The Vikings season/hopes/dreams ended unceremoniously at home against the Chicago Bears a few weeks ago in a game that ripped the Vikings fan-base wide open and created multiple angry questions all seeking the same answer, what the hell happened?
Surprisingly the Vikings, who were trendy picks to be playing in the upcoming Super Bowl LIII around this time last year (and definitely later in the off-season once they’d picked up quarterback Kirk Cousins), are still favored high (relatively speaking) in terms of the odds that bookmakers are assigning odds for the 2019/20 Super Bowl. However, that’s not really what you should take away from the odds released this week (the earliest in the history of a few sports books), unless you’re looking to prove that you still have faith in the Vikings of course and maybe, just maybe making some money on a team that has yet to win a Super Bowl in over five-decades of existence.
Instead, we should look at what team(s) are around the Vikings just to see how much faith the gambling community has in our purple and gold (as compared to other teams) and to see just how irritated we should be by this classic off-season news.
First, let’s take a look at the odds, which were added to a nifty visual courtesy of our friends at BleacherReport.com.
Now if you’re as big of a fan of Legal Online Betting in the USA, as we are since the law was changed allowing adults to add another level of excitement (and as is typically the case with the Vikings, soul-crushing misery) to the game we all love. You may be surprised that a team that has as much apparent dysfunction as the Packers being ranked as high as the Vikings, which is a team that seemingly is just an offensive line away from contending for a ‘ship in 2019/2020.

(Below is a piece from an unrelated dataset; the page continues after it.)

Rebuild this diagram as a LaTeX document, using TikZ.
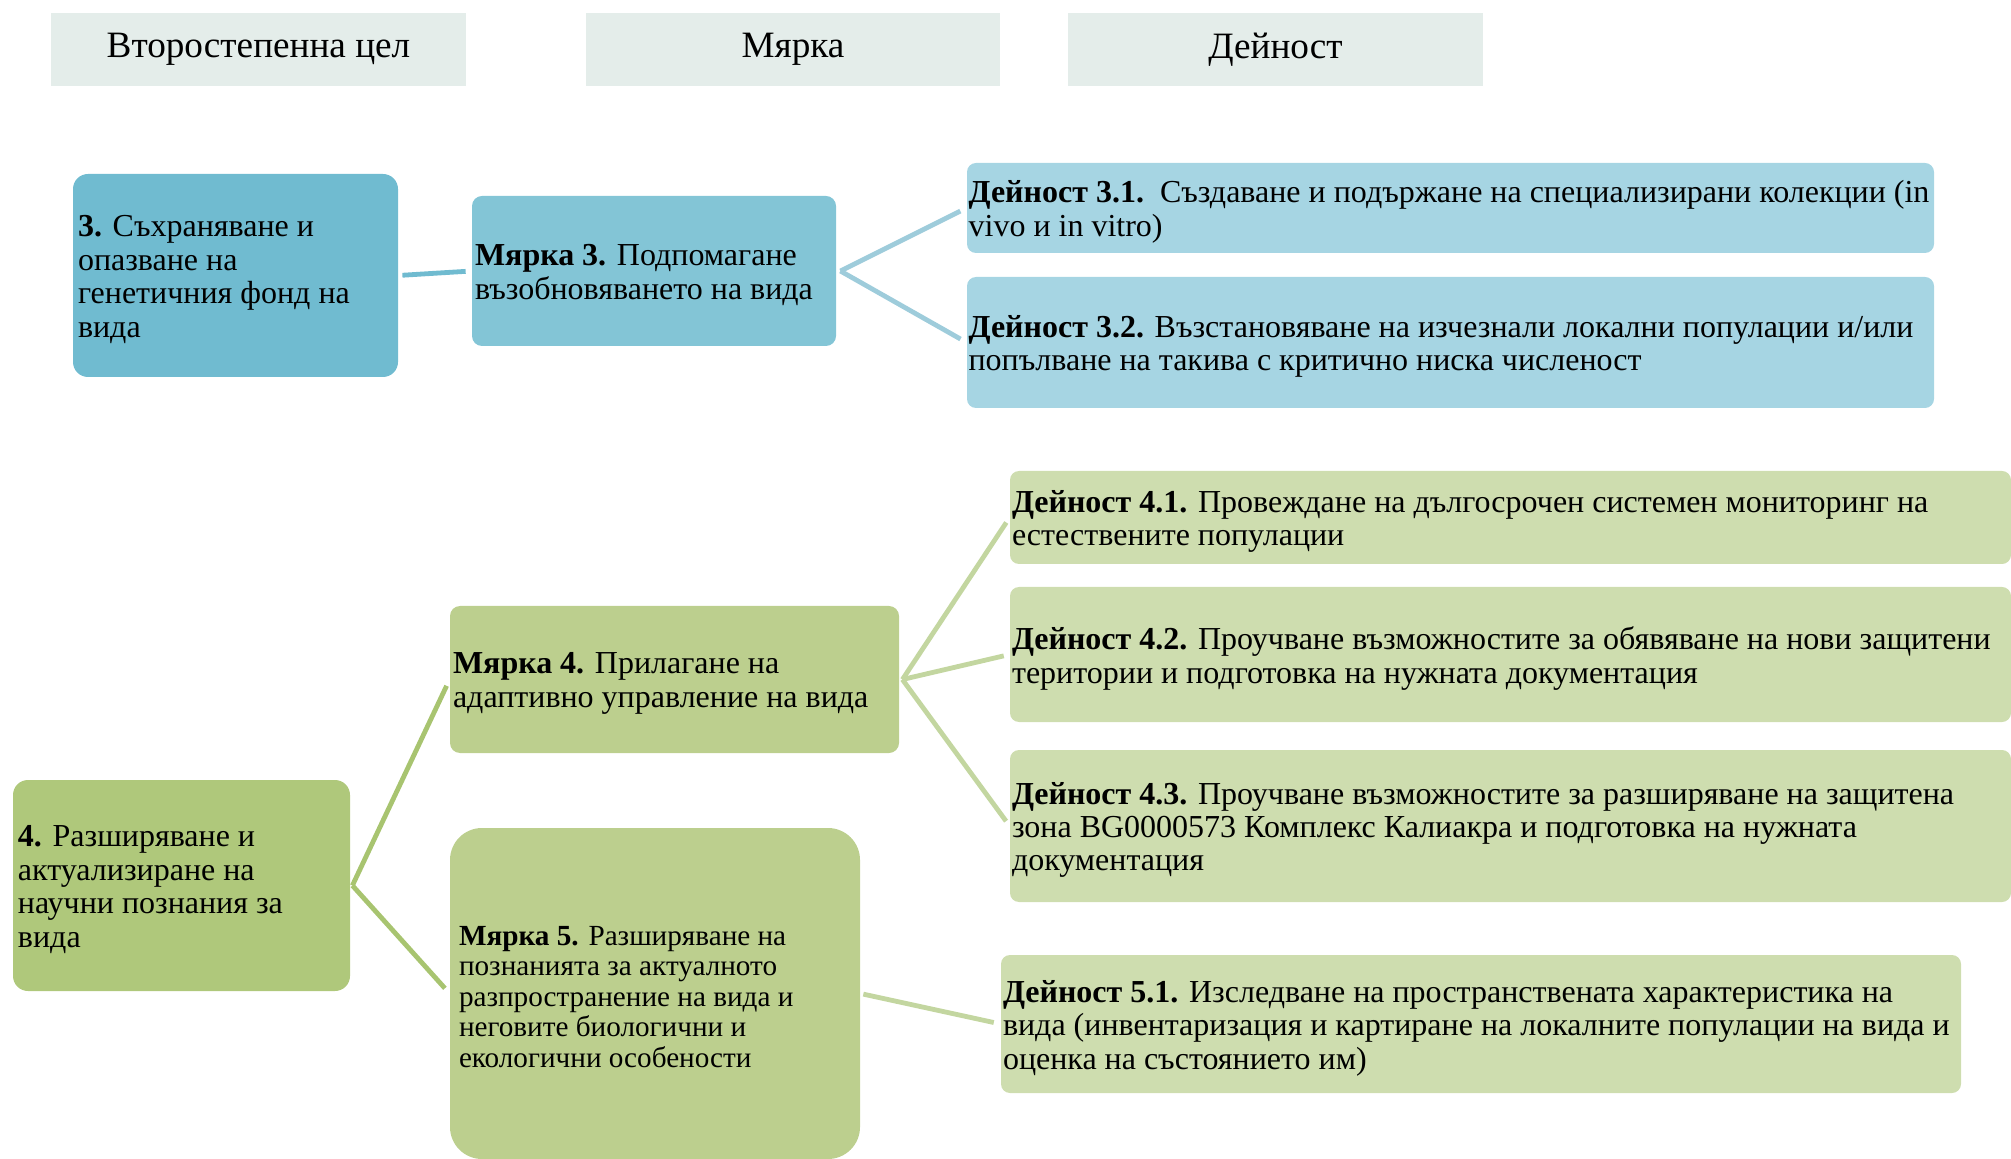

However, the NFL is increasingly a quarterbacks league especially with the move that many teams are making towards young, offensive-minded head coaches. The Packers have hired a sub-40-year-old head coach in Matt LaFleur and because of what Rams coach Sean McVay has done in Los Angeles and Matt Nagy has done for the Packers other rival in the NFC-North in the Chicago Bears, people are relatively bullish on a Packers team that has a lot more holes than either the Vikings or really any average NFL team. The Packers hire was all based on who could get a long with/get the best out of aging quarterback Aaron Rodgers, who has become the Lebron James of the NFL in terms of his control over “his” team.
Beyond that, the Vikings have better odds than teams that made the playoffs like the Philadelphia Eagles (a team that will probably be without its post-season guru in quarterback Nick Foles) and the Dallas Cowboys, both of which won a playoff game. Beyond that, the Vikings aren’t far behind the Bears, a team that was a blocked/missed field goal from advancing as well. In terms of the NFC, the Rams and Saints are the only teams ahead of the Bears, meaning that the odds have the Vikings as the fourth-best team in the NFC. The only surprise, to me, from the AFC, is how highly ranked the Colts are, but then again they did end the season on quite the tear with Andrew Luck looking every bit the quarterback people expected earlier in his career.
Hopefully, the Vikings will be able to sort out their issues this off-season as it’s safe to say that it’s still Super Bowl or bust regardless of what happened in 2018/19 and regardless of what the people behind the billion-dollar betting industry say. I think it’s safe to say that as long as we’re not trailing the Packers then this is all good news, although it’d be even better news for those of us who put their money where their mouth is by betting on the Vikings for next season, because all of the money those Patriots fans win has to come from somewhere.